(after stating the facts). Section 4919 of Kirby’s Digest provides: “When any notice or advertisement relating to any cause, matter or thing in any court of record shall be required by law or the order of any court to be published, the same when duly published shall be paid for by the party at whose instance it was published, which payment, or so much thereof as is deemed reasonable, may be taxed as other costs otherwise allowed by the proper courts in the course of the proceedings to which sqch advertisement relates.”
Section 4921 provides: “When any law, proclamation,-advertisements, order or notice shall be published in any newspaper for the State or for any officer on account of the State, or for any county or for any officer on account of any county, or for any legal advertisement for any individual, there shall not be allowed for such publication a higher rate than one dollar per square of ten lines (two hundred and' sixty-eight ems) of nonpareil type for the first insertion, and fifty cents per square for each subsequent insertion, fractional squares and parts of squares to be counted as whole squares.”
Neither of the above sections prevents any individual at whose instance any legal notice is published from contracting with the publisher to publish such notice at any price they may agree upon. And, as between the individual and publisher, the contract would be binding upon them. The individual in a suit between him and the publisher’ would be liable for whatever amount he had contracted to pay for the publication. The provisions of the statute were not intended to limit the power of any private individual to pay any amount he might contract to pay for any legal publication that was made at his instance. Section 4919 clearly indicates that, as between the individual at whose instance the publication is made and the publisher, they are left to contract for any amount they may agree upon, which amount the individual having the publication made shall pay. But, after he shall have paid it and asks to. have amount so paid by him taxed as other costs by the courts in the course of the proceedings to which such advertisement relates, then the court shall not allow for such publication a higher rate than that prescribed by section 4921, supra, which sum the lawmakers evidently deemed a reasonable charge for the character of work prescribed. For it will not be presumed that the Legislature fixed as a maximum charge an unreasonable amount. Taking the two sections together, we are of the opinion that section 4921 was a declaration by the Legislature of the sum that it deemed reasonable for the court to allow as costs wherever the party at whose instance the publication was made had paid that or a larger sum. In other words, under the statute, when fixing the sum paid for legal publication as costs, unless the sum so paid exceeded the amount authorized to be charged by section 4921, supra, it could not be held unreasonable.
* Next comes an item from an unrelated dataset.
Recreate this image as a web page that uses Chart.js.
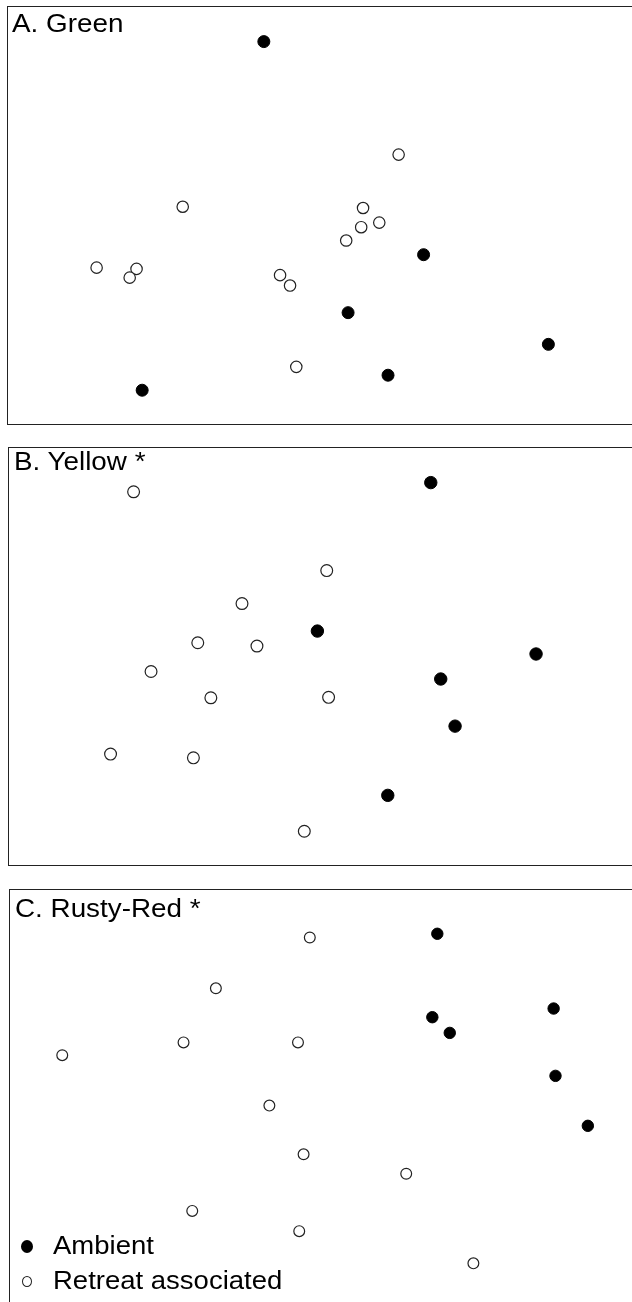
<!DOCTYPE html>
<html>
<head>
<meta charset="utf-8">
<script src="https://cdn.jsdelivr.net/npm/chart.js@4"></script>
<style>
  body { margin: 0; background: #fff; width: 632px; height: 1302px; overflow: hidden; position: relative;
         font-family: "Liberation Sans", Arial, sans-serif; }
  .panel { position: absolute; border: 1px solid #222; border-right: none; box-sizing: border-box; }
  .panel canvas { position: absolute; left: 0; top: 0; }
  .label { position: absolute; line-height: 1; white-space: nowrap; transform-origin: 0 0; color: #000; }
  .dot { position: absolute; border-radius: 50%; box-sizing: border-box; }
</style>
</head>
<body>
<div class="panel" style="left:7px;top:6px;width:625px;height:419px"><canvas id="chartA" width="624" height="417"></canvas></div>
<div class="panel" style="left:8px;top:447px;width:624px;height:419px"><canvas id="chartB" width="623" height="417"></canvas></div>
<div class="panel" style="left:9px;top:889px;width:623px;height:414px;border-bottom:none"><canvas id="chartC" width="622" height="413"></canvas></div>

<div class="label" id="titleA" style="left:12px;top:9.6px;font-size:26.5px;transform:scaleX(1.05)"></div>
<div class="label" id="titleB" style="left:13.5px;top:448.3px;font-size:26.5px;transform:scaleX(1.05)"></div>
<div class="label" id="titleC" style="left:15px;top:895px;font-size:26.5px;transform:scaleX(1.05)"></div>

<div class="dot" style="left:21px;top:1239.5px;width:12px;height:13px;background:#000"></div>
<div class="dot" style="left:22px;top:1275.5px;width:10px;height:11px;border:1.3px solid #222;background:#fff"></div>
<div class="label" id="legAmb" style="left:53px;top:1233px;font-size:25px;transform:scaleX(1.1)"></div>
<div class="label" id="legRet" style="left:53px;top:1268px;font-size:25px;transform:scaleX(1.1)"></div>

<script>
// panel titles and legend text
const panelTitles = ['A. Green', 'B. Yellow *', 'C. Rusty-Red *'];
const legendLabels = ['Ambient', 'Retreat associated'];

// ordination scores, each axis scaled 0-100 across the panel
const greenAmbient = [[41.0, 91.7], [66.6, 40.6], [54.5, 26.7], [86.6, 19.1], [60.9, 11.7], [21.5, 8.1]];
const greenRetreat = [[62.6, 64.6], [28.0, 52.1], [56.9, 51.8], [59.5, 48.3], [56.6, 47.2], [54.2, 44.0],
                      [14.2, 37.5], [20.6, 37.2], [19.5, 35.1], [43.6, 35.7], [45.2, 33.2], [46.2, 13.7]];

const yellowAmbient = [[67.7, 91.7], [49.5, 56.1], [84.6, 50.6], [69.3, 44.6], [71.6, 33.3], [60.8, 16.7]];
const yellowRetreat = [[20.0, 89.5], [51.0, 70.6], [37.4, 62.7], [30.3, 53.3], [39.8, 52.5], [22.8, 46.4],
                       [32.4, 40.1], [51.3, 40.2], [16.3, 26.6], [29.6, 25.7], [47.4, 8.1]];

const redAmbient = [[68.7, 89.4], [87.4, 71.3], [67.9, 69.2], [70.7, 65.4], [87.7, 55.0], [92.9, 42.9]];
const redRetreat = [[48.2, 88.5], [33.1, 76.2], [27.9, 63.1], [46.3, 63.1], [8.4, 60.0], [41.7, 47.8],
                    [47.2, 36.0], [63.7, 31.3], [29.3, 22.3], [46.5, 17.4], [74.5, 9.6]];

document.getElementById('titleA').textContent = panelTitles[0];
document.getElementById('titleB').textContent = panelTitles[1];
document.getElementById('titleC').textContent = panelTitles[2];
document.getElementById('legAmb').textContent = legendLabels[0];
document.getElementById('legRet').textContent = legendLabels[1];

function toPoints(list) {
    return list.map(function(p) { return {x: p[0], y: p[1]}; });
}

function makePanel(id, ambient, retreat, r) {
    new Chart(document.getElementById(id), {
        type: 'scatter',
        data: {
            datasets: [{
                label: legendLabels[0],
                data: toPoints(ambient),
                pointRadius: r,
                pointBackgroundColor: '#000',
                pointBorderColor: '#000',
                pointBorderWidth: 1
            }, {
                label: legendLabels[1],
                data: toPoints(retreat),
                pointRadius: r - 0.3,
                pointBackgroundColor: '#fff',
                pointBorderColor: '#222',
                pointBorderWidth: 1.2
            }]
        },
        options: {
            responsive: false,
            animation: false,
            events: [],
            clip: false,
            layout: { padding: 0, autoPadding: false },
            plugins: {
                legend: { display: false },
                tooltip: { enabled: false }
            },
            scales: {
                x: { display: false, min: 0, max: 100 },
                y: { display: false, min: 0, max: 100 }
            }
        }
    });
}

makePanel('chartA', greenAmbient, greenRetreat, 6);
makePanel('chartB', yellowAmbient, yellowRetreat, 6.2);
makePanel('chartC', redAmbient, redRetreat, 5.7);
</script>
</body>
</html>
Appellant has submitted without objection to having the amount claimed by him for publishing the notices taxed as costs in the chancery proceeding to confirm; otherwise the court would have had no jurisdiction. Treating the case as the parties have treated it as a motion to tax as part of the costs in the suit to confirm 'the claim of appellant against appellee, we are of the opinion that under the statute the court should have adjudged the cost of the publication of the notices at the sum claimed by him in his response to the motion, which sum was the amount,authorized under the provisions of the statute supra.
But, if the statute authorizes the court to fix any amount it may deem reasonable under the amount prescribed by section 4921, as contended by the appellee, we are then of the opinion that the finding of the court as to what was a reasonable sum was against the clear preponderance of the evidence. For it was not unreasonable that appellant should charge for his services the regular and customary price charged and paid for such work. It would be unreasonable to expect or require appellant to receive less for his work than others engaged in similar business would have charged appellee for the same work under the same circumstances. Yet, according to the clear preponderance of the evidence, that is what the decree of the chancellor does. For, judging by the record, a great majority of the publishers would have charged the same as appellant.
In the absence of any-express contract, appellees must be held to have impliedly agreed, when it requested appellant to do the work for it, that it would pay the regular and usual price. The evidence tends strongly to show that appellee knew from previous transactions with appellant what the price would be and made no objections to it. The decree is reversed and remanded with directions to enter a decree taxing the cost of the publication of the notices at the sum of $1,148, with interest on same at 6 per cent, from December 17, 1907.